• _Data_
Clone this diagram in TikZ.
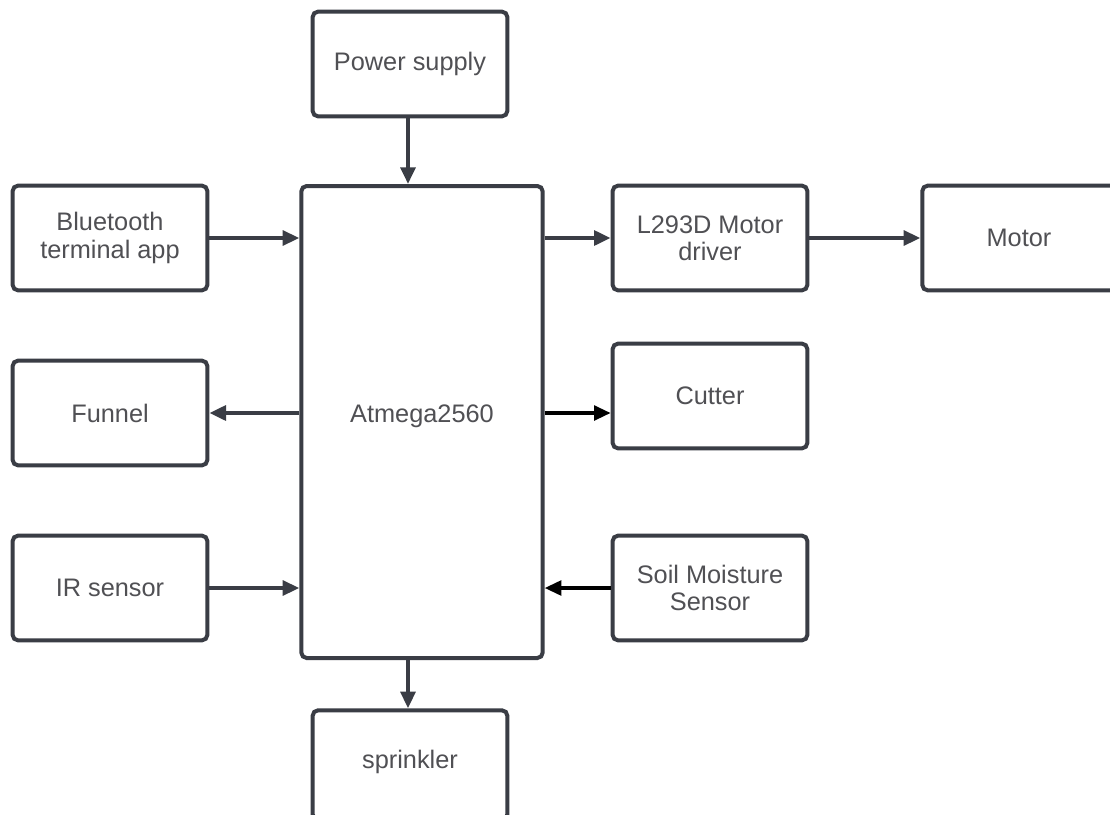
\documentclass[tikz,border=0pt]{standalone}
\usepackage{fontspec}
\setmainfont{Liberation Sans}
\usetikzlibrary{arrows.meta}
\definecolor{boxline}{RGB}{58,61,69}
\definecolor{txtcol}{RGB}{80,80,84}
\tikzset{
  blk/.style={draw=boxline, line width=3pt, rounded corners=4pt, fill=white,
    minimum width=146pt, minimum height=78.5pt, inner sep=0pt,
    align=center, text=txtcol, font=\fontsize{19}{20.5}\selectfont},
  lbl/.style={text=txtcol, font=\fontsize{19}{20.5}\selectfont, inner sep=0pt},
  conn/.style={draw=boxline, line width=3pt, -{Triangle[length=12.5pt,width=11pt]}},
  connk/.style={draw=black, line width=2.6pt, -{Triangle[length=12.5pt,width=11pt]}}
}
\begin{document}
\begin{tikzpicture}[x=0.75pt,y=-0.75pt]
\useasboundingbox[fill=white] (0,0) rectangle (1110,814);
\node[blk] (power) at (410,64) {Power supply};
\node[blk, minimum width=181pt, minimum height=354pt] (atmega) at (422,422) {};
\node[lbl] (atmegalabel) at (422,416) {Atmega2560};
\node[blk] (bt) at (110,238) {Bluetooth\\terminal app};
\node[blk] (l293) at (710,238) {L293D Motor\\driver};
\node[blk, minimum width=145pt] (motor) at (1019,238) {Motor};
\node[blk] (funnel) at (110,413) {Funnel};
\node[blk] (cutter) at (710,396) {Cutter};
\node[blk] (ir) at (110,588) {IR sensor};
\node[blk] (soil) at (710,588) {Soil Moisture\\Sensor};
\node[blk, minimum height=82pt, text depth=0pt] (sprinkler) at (410,765) {};
\node[lbl] (sprinklerlabel) at (410,762) {sprinkler};
\coordinate (pin) at (408,0);
\draw[conn] (power.south -| pin) -- (atmega.north -| pin);
\draw[conn] (atmega.south -| pin) -- (sprinkler.north -| pin);
\draw[conn] (bt.east) -- (bt.east -| atmega.west);
\draw[conn] (atmega.east |- l293.west) -- (l293.west);
\draw[conn] (l293.east) -- (motor.west);
\draw[conn] (atmega.west |- funnel.east) -- (funnel.east);
\draw[connk] (atmega.east |- funnel.east) -- (cutter.west |- funnel.east);
\draw[conn] (ir.east) -- (ir.east -| atmega.west);
\draw[connk] (soil.west) -- (soil.west -| atmega.east);
\end{tikzpicture}
\end{document}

• _The exercise_
Restate the data above word for word. Do not include the images.

• _Solved exercise_
Clone this diagram in TikZ.
\documentclass[tikz,border=0pt]{standalone}
\usepackage{fontspec}
\setmainfont{Liberation Sans}
\usetikzlibrary{arrows.meta}
\definecolor{boxline}{RGB}{58,61,69}
\definecolor{txtcol}{RGB}{80,80,84}
\tikzset{
  blk/.style={draw=boxline, line width=3pt, rounded corners=4pt, fill=white,
    minimum width=146pt, minimum height=78.5pt, inner sep=0pt,
    align=center, text=txtcol, font=\fontsize{19}{20.5}\selectfont},
  lbl/.style={text=txtcol, font=\fontsize{19}{20.5}\selectfont, inner sep=0pt},
  conn/.style={draw=boxline, line width=3pt, -{Triangle[length=12.5pt,width=11pt]}},
  connk/.style={draw=black, line width=2.6pt, -{Triangle[length=12.5pt,width=11pt]}}
}
\begin{document}
\begin{tikzpicture}[x=0.75pt,y=-0.75pt]
\useasboundingbox[fill=white] (0,0) rectangle (1110,814);
\node[blk] (power) at (410,64) {Power supply};
\node[blk, minimum width=181pt, minimum height=354pt] (atmega) at (422,422) {};
\node[lbl] (atmegalabel) at (422,416) {Atmega2560};
\node[blk] (bt) at (110,238) {Bluetooth\\terminal app};
\node[blk] (l293) at (710,238) {L293D Motor\\driver};
\node[blk, minimum width=145pt] (motor) at (1019,238) {Motor};
\node[blk] (funnel) at (110,413) {Funnel};
\node[blk] (cutter) at (710,396) {Cutter};
\node[blk] (ir) at (110,588) {IR sensor};
\node[blk] (soil) at (710,588) {Soil Moisture\\Sensor};
\node[blk, minimum height=82pt, text depth=0pt] (sprinkler) at (410,765) {};
\node[lbl] (sprinklerlabel) at (410,762) {sprinkler};
\coordinate (pin) at (408,0);
\draw[conn] (power.south -| pin) -- (atmega.north -| pin);
\draw[conn] (atmega.south -| pin) -- (sprinkler.north -| pin);
\draw[conn] (bt.east) -- (bt.east -| atmega.west);
\draw[conn] (atmega.east |- l293.west) -- (l293.west);
\draw[conn] (l293.east) -- (motor.west);
\draw[conn] (atmega.west |- funnel.east) -- (funnel.east);
\draw[connk] (atmega.east |- funnel.east) -- (cutter.west |- funnel.east);
\draw[conn] (ir.east) -- (ir.east -| atmega.west);
\draw[connk] (soil.west) -- (soil.west -| atmega.east);
\end{tikzpicture}
\end{document}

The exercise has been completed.